To: Glen2 who wrote (49190)11/11/1999 5:32:00 PM
From: EepOpp  Respond to of 152472
 
thanks, Glen and feel free to butt in. If i had wanted a private conversation, i would've posted via private message.

i'd like to do it by selling covered calls but we'll see.

EepOpp



To: Glen2 who wrote (49190)11/11/1999 7:23:00 PM
From: John Biddle  Respond to of 152472
 
Pardon me for butting in here. But, I had the opportunity to listen to Joe Battipaglia, (Gruntal) speak about 10 days ago. He was asked the same question. He reminded everyone that conventional wisdom from financial planners is to take the whole kit and caboodle and invest it very, very conservatively, (bonds, etc.). His recommendation, however, was to stay invested just like you've always done. At the beginning of each year, pull out enough to live on for that year. Allow the majority of the portfolio to grow as it has in recent years. Take advantage of the bull market. If done right, one would be able to live financially forever. This would preclude having regrets about selling any of those Q-shares to cheaply.

I hope you don't mind if I throw in my 2¢. The advice to keep most of the money in the market is excellent, in my opinion. As long as there is a good amount, expected to provide for many years, you should continue to bet on the long term return of stocks.

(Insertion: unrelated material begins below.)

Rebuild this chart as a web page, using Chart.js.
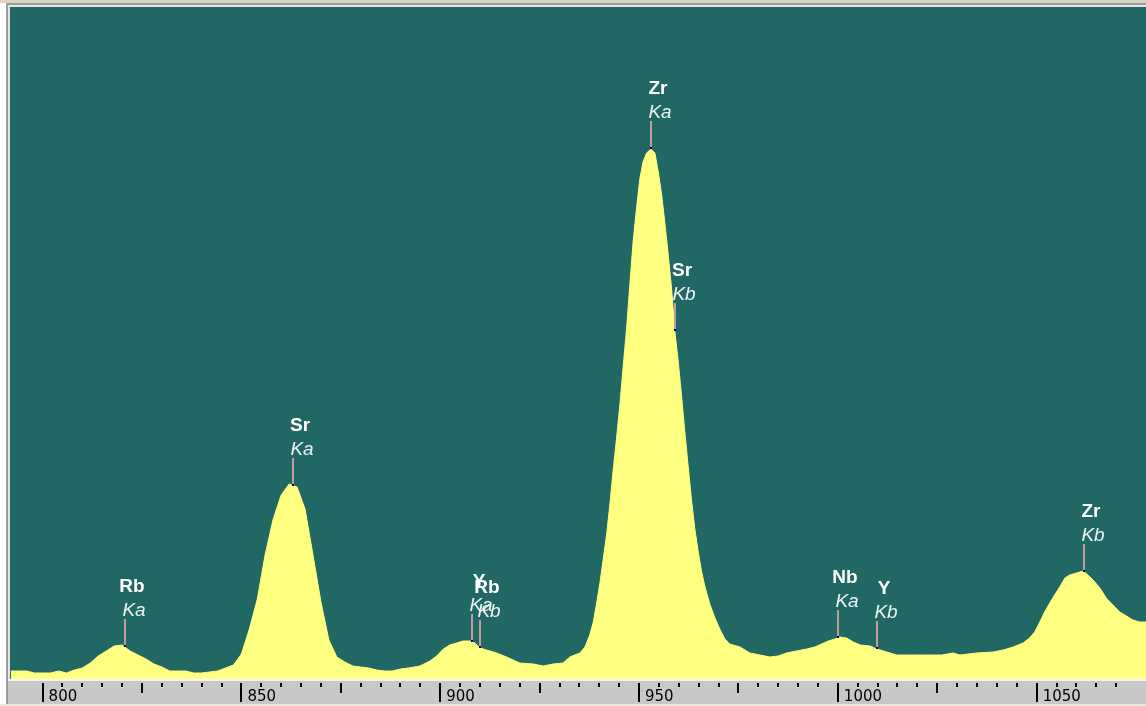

And, if I may be so presumptuous, I'd suggest one adjustment. When it's time to take the money out, evaluate the market. If it's up, or flat, take out 3 years worth of expenses which you put in safe short term money market or CDs. Each year after that, re-evaluate the state of the market and if it's in good shape, take another year out to keep your funds at 3 years worth. If the market has done badly, you can choose to wait another year or 18 months or even 2 years to give it a chance to come back.

There are retirement calculators out on the web which will give you the odds of outliving your savings. These predictions are based on the fact that market returns vary widely from year to year. They run a number of simulations using random returns which fall within the normal pattern. You might be surprised at the percentage of times the money doesn't last.

If you were able to keep from withdrawing capital during the inevitable bad years, you could decrease the liklihood of outliving your money by a significant amount. That one years worth of cashing out in a bad year is like two years worth in a good year, and really hurts.

Another trick is to adjust your spending during bad market years in order to withdraw less during those worst of all times.